● **YOUR GOAL**
Extract each line of the material that follows exactly and omit its pictures.

● **DATASET EXCERPT**

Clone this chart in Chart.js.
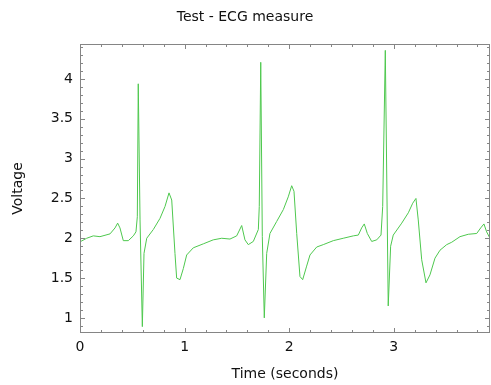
<!DOCTYPE html>
<html>
<head>
<meta charset="utf-8">
<title>Test - ECG measure</title>
<script src="https://cdn.jsdelivr.net/npm/chart.js@4/dist/chart.umd.min.js"></script>
<style>
  html, body { margin: 0; padding: 0; background: #fff; }
  #wrap { width: 491px; height: 385px; }
</style>
</head>
<body>
<div id="wrap"><canvas id="ecg-chart" width="491" height="385"></canvas></div>
<script>
// Samples: time (s) and voltage
const timeValues = [
  0.007, 0.064, 0.127, 0.191, 0.287, 0.335, 0.360, 0.382, 0.414, 0.462,
  0.510, 0.535, 0.548, 0.557, 0.574, 0.596, 0.612, 0.638, 0.701, 0.765,
  0.813, 0.851, 0.877, 0.908, 0.924, 0.956, 0.988, 1.020, 1.083, 1.179,
  1.274, 1.355, 1.434, 1.498, 1.546, 1.577, 1.609, 1.657, 1.705, 1.714,
  1.728, 1.743, 1.762, 1.785, 1.816, 1.880, 1.944, 1.991, 2.024, 2.046,
  2.072, 2.103, 2.129, 2.167, 2.199, 2.263, 2.326, 2.422, 2.517, 2.613,
  2.661, 2.693, 2.718, 2.747, 2.789, 2.837, 2.878, 2.894, 2.919, 2.947,
  2.970, 2.995, 3.076, 3.139, 3.181, 3.212, 3.234, 3.267, 3.308, 3.346,
  3.394, 3.442, 3.506, 3.554, 3.633, 3.712, 3.793, 3.831, 3.862, 3.888,
  3.920
];
const voltageValues = [
  1.96, 2.00, 2.03, 2.02, 2.055, 2.13, 2.19, 2.13, 1.97, 1.97,
  2.03, 2.08, 2.27, 3.94, 2.23, 0.89, 1.81, 2.00, 2.11, 2.25,
  2.40, 2.57, 2.48, 1.81, 1.50, 1.48, 1.62, 1.79, 1.88, 1.93,
  1.98, 2.00, 1.99, 2.03, 2.16, 1.98, 1.92, 1.96, 2.11, 2.40,
  4.21, 2.02, 1.00, 1.81, 2.06, 2.21, 2.36, 2.52, 2.66, 2.59,
  2.06, 1.52, 1.48, 1.65, 1.79, 1.89, 1.92, 1.97, 2.00, 2.03,
  2.04, 2.13, 2.18, 2.06, 1.96, 1.98, 2.04, 2.40, 4.36, 1.15,
  1.90, 2.04, 2.19, 2.32, 2.44, 2.50, 2.23, 1.73, 1.44, 1.54,
  1.75, 1.85, 1.92, 1.95, 2.02, 2.05, 2.06, 2.13, 2.18, 2.08,
  2.00
];

// Tick labels
const xTickValues = [0, 1, 2, 3];
const yTickValues = [1, 1.5, 2, 2.5, 3, 3.5, 4];

const FONT = "'DejaVu Sans', sans-serif";
const AXIS_GREY = '#858585';

// Draws the plot frame and inward ticks on all four sides
const frameTicks = {
  id: 'frameTicks',
  afterDatasetsDraw(chart) {
    const { ctx, chartArea: a, scales: { x, y } } = chart;
    ctx.save();
    ctx.strokeStyle = AXIS_GREY;
    ctx.lineWidth = 1;
    ctx.strokeRect(a.left + 0.5, a.top + 0.5, a.right - a.left - 1, a.bottom - a.top - 1);
    ctx.beginPath();
    for (let i = 0; i * 0.2 <= x.max + 1e-9; i++) {
      const v = i * 0.2;
      const px = Math.round(x.getPixelForValue(v)) + 0.5;
      const len = i % 5 === 0 ? 5 : 3;
      ctx.moveTo(px, a.bottom); ctx.lineTo(px, a.bottom - len);
      ctx.moveTo(px, a.top); ctx.lineTo(px, a.top + len);
    }
    for (let i = Math.ceil(y.min * 10); i <= Math.floor(y.max * 10); i++) {
      const py = Math.round(y.getPixelForValue(i / 10)) + 0.5;
      const len = i % 5 === 0 ? 5 : 3;
      ctx.moveTo(a.left, py); ctx.lineTo(a.left + len, py);
      ctx.moveTo(a.right, py); ctx.lineTo(a.right - len, py);
    }
    ctx.stroke();
    ctx.restore();
  }
};

function initChart() {
  const ctx = document.getElementById('ecg-chart').getContext('2d');
  new Chart(ctx, {
    type: 'line',
    data: {
      datasets: [{
        label: 'ECG',
        data: timeValues.map((t, i) => ({ x: t, y: voltageValues[i] })),
        borderColor: '#4ec84e',
        borderWidth: 1,
        pointRadius: 0,
        tension: 0,
        fill: false
      }]
    },
    options: {
      responsive: false,
      animation: false,
      devicePixelRatio: 1,
      layout: { padding: { left: 0, right: 1, top: 0, bottom: 0 } },
      plugins: {
        legend: { display: false },
        tooltip: { enabled: false },
        title: {
          display: true,
          text: 'Test - ECG measure',
          color: '#111',
          font: { family: FONT, size: 14, weight: 'normal' },
          padding: { top: 8.5, bottom: 18.7 }
        }
      },
      scales: {
        x: {
          type: 'linear',
          min: 0,
          max: 3.92,
          afterBuildTicks: s => { s.ticks = xTickValues.map(v => ({ value: v })); },
          afterFit: s => { s.height = 52; },
          grid: { display: false, drawTicks: false },
          border: { display: false },
          ticks: {
            color: '#111',
            padding: 6,
            maxRotation: 0,
            font: { family: FONT, size: 14 },
            callback: v => String(v)
          },
          title: {
            display: true,
            text: 'Time (seconds)',
            color: '#111',
            font: { family: FONT, size: 14 },
            padding: { top: 0, bottom: 2.6 }
          }
        },
        y: {
          type: 'linear',
          min: 0.81,
          max: 4.44,
          afterBuildTicks: s => { s.ticks = yTickValues.map(v => ({ value: v })); },
          afterFit: s => { s.width = 80; },
          grid: { display: false, drawTicks: false },
          border: { display: false },
          ticks: {
            color: '#111',
            padding: 7,
            font: { family: FONT, size: 14 },
            callback: v => String(v)
          },
          title: {
            display: true,
            text: 'Voltage',
            color: '#111',
            font: { family: FONT, size: 14 },
            padding: { top: 9.6, bottom: 0 }
          }
        }
      }
    },
    plugins: [frameTicks]
  });
}

window.onload = initChart;
</script>
</body>
</html>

● **EXERCISE OUTPUT**
Clone this chart in Chart.js.
<!DOCTYPE html>
<html>
<head>
<meta charset="utf-8">
<title>Test - ECG measure</title>
<script src="https://cdn.jsdelivr.net/npm/chart.js@4/dist/chart.umd.min.js"></script>
<style>
  html, body { margin: 0; padding: 0; background: #fff; }
  #wrap { width: 491px; height: 385px; }
</style>
</head>
<body>
<div id="wrap"><canvas id="ecg-chart" width="491" height="385"></canvas></div>
<script>
// Samples: time (s) and voltage
const timeValues = [
  0.007, 0.064, 0.127, 0.191, 0.287, 0.335, 0.360, 0.382, 0.414, 0.462,
  0.510, 0.535, 0.548, 0.557, 0.574, 0.596, 0.612, 0.638, 0.701, 0.765,
  0.813, 0.851, 0.877, 0.908, 0.924, 0.956, 0.988, 1.020, 1.083, 1.179,
  1.274, 1.355, 1.434, 1.498, 1.546, 1.577, 1.609, 1.657, 1.705, 1.714,
  1.728, 1.743, 1.762, 1.785, 1.816, 1.880, 1.944, 1.991, 2.024, 2.046,
  2.072, 2.103, 2.129, 2.167, 2.199, 2.263, 2.326, 2.422, 2.517, 2.613,
  2.661, 2.693, 2.718, 2.747, 2.789, 2.837, 2.878, 2.894, 2.919, 2.947,
  2.970, 2.995, 3.076, 3.139, 3.181, 3.212, 3.234, 3.267, 3.308, 3.346,
  3.394, 3.442, 3.506, 3.554, 3.633, 3.712, 3.793, 3.831, 3.862, 3.888,
  3.920
];
const voltageValues = [
  1.96, 2.00, 2.03, 2.02, 2.055, 2.13, 2.19, 2.13, 1.97, 1.97,
  2.03, 2.08, 2.27, 3.94, 2.23, 0.89, 1.81, 2.00, 2.11, 2.25,
  2.40, 2.57, 2.48, 1.81, 1.50, 1.48, 1.62, 1.79, 1.88, 1.93,
  1.98, 2.00, 1.99, 2.03, 2.16, 1.98, 1.92, 1.96, 2.11, 2.40,
  4.21, 2.02, 1.00, 1.81, 2.06, 2.21, 2.36, 2.52, 2.66, 2.59,
  2.06, 1.52, 1.48, 1.65, 1.79, 1.89, 1.92, 1.97, 2.00, 2.03,
  2.04, 2.13, 2.18, 2.06, 1.96, 1.98, 2.04, 2.40, 4.36, 1.15,
  1.90, 2.04, 2.19, 2.32, 2.44, 2.50, 2.23, 1.73, 1.44, 1.54,
  1.75, 1.85, 1.92, 1.95, 2.02, 2.05, 2.06, 2.13, 2.18, 2.08,
  2.00
];

// Tick labels
const xTickValues = [0, 1, 2, 3];
const yTickValues = [1, 1.5, 2, 2.5, 3, 3.5, 4];

const FONT = "'DejaVu Sans', sans-serif";
const AXIS_GREY = '#858585';

// Draws the plot frame and inward ticks on all four sides
const frameTicks = {
  id: 'frameTicks',
  afterDatasetsDraw(chart) {
    const { ctx, chartArea: a, scales: { x, y } } = chart;
    ctx.save();
    ctx.strokeStyle = AXIS_GREY;
    ctx.lineWidth = 1;
    ctx.strokeRect(a.left + 0.5, a.top + 0.5, a.right - a.left - 1, a.bottom - a.top - 1);
    ctx.beginPath();
    for (let i = 0; i * 0.2 <= x.max + 1e-9; i++) {
      const v = i * 0.2;
      const px = Math.round(x.getPixelForValue(v)) + 0.5;
      const len = i % 5 === 0 ? 5 : 3;
      ctx.moveTo(px, a.bottom); ctx.lineTo(px, a.bottom - len);
      ctx.moveTo(px, a.top); ctx.lineTo(px, a.top + len);
    }
    for (let i = Math.ceil(y.min * 10); i <= Math.floor(y.max * 10); i++) {
      const py = Math.round(y.getPixelForValue(i / 10)) + 0.5;
      const len = i % 5 === 0 ? 5 : 3;
      ctx.moveTo(a.left, py); ctx.lineTo(a.left + len, py);
      ctx.moveTo(a.right, py); ctx.lineTo(a.right - len, py);
    }
    ctx.stroke();
    ctx.restore();
  }
};

function initChart() {
  const ctx = document.getElementById('ecg-chart').getContext('2d');
  new Chart(ctx, {
    type: 'line',
    data: {
      datasets: [{
        label: 'ECG',
        data: timeValues.map((t, i) => ({ x: t, y: voltageValues[i] })),
        borderColor: '#4ec84e',
        borderWidth: 1,
        pointRadius: 0,
        tension: 0,
        fill: false
      }]
    },
    options: {
      responsive: false,
      animation: false,
      devicePixelRatio: 1,
      layout: { padding: { left: 0, right: 1, top: 0, bottom: 0 } },
      plugins: {
        legend: { display: false },
        tooltip: { enabled: false },
        title: {
          display: true,
          text: 'Test - ECG measure',
          color: '#111',
          font: { family: FONT, size: 14, weight: 'normal' },
          padding: { top: 8.5, bottom: 18.7 }
        }
      },
      scales: {
        x: {
          type: 'linear',
          min: 0,
          max: 3.92,
          afterBuildTicks: s => { s.ticks = xTickValues.map(v => ({ value: v })); },
          afterFit: s => { s.height = 52; },
          grid: { display: false, drawTicks: false },
          border: { display: false },
          ticks: {
            color: '#111',
            padding: 6,
            maxRotation: 0,
            font: { family: FONT, size: 14 },
            callback: v => String(v)
          },
          title: {
            display: true,
            text: 'Time (seconds)',
            color: '#111',
            font: { family: FONT, size: 14 },
            padding: { top: 0, bottom: 2.6 }
          }
        },
        y: {
          type: 'linear',
          min: 0.81,
          max: 4.44,
          afterBuildTicks: s => { s.ticks = yTickValues.map(v => ({ value: v })); },
          afterFit: s => { s.width = 80; },
          grid: { display: false, drawTicks: false },
          border: { display: false },
          ticks: {
            color: '#111',
            padding: 7,
            font: { family: FONT, size: 14 },
            callback: v => String(v)
          },
          title: {
            display: true,
            text: 'Voltage',
            color: '#111',
            font: { family: FONT, size: 14 },
            padding: { top: 9.6, bottom: 0 }
          }
        }
      }
    },
    plugins: [frameTicks]
  });
}

window.onload = initChart;
</script>
</body>
</html>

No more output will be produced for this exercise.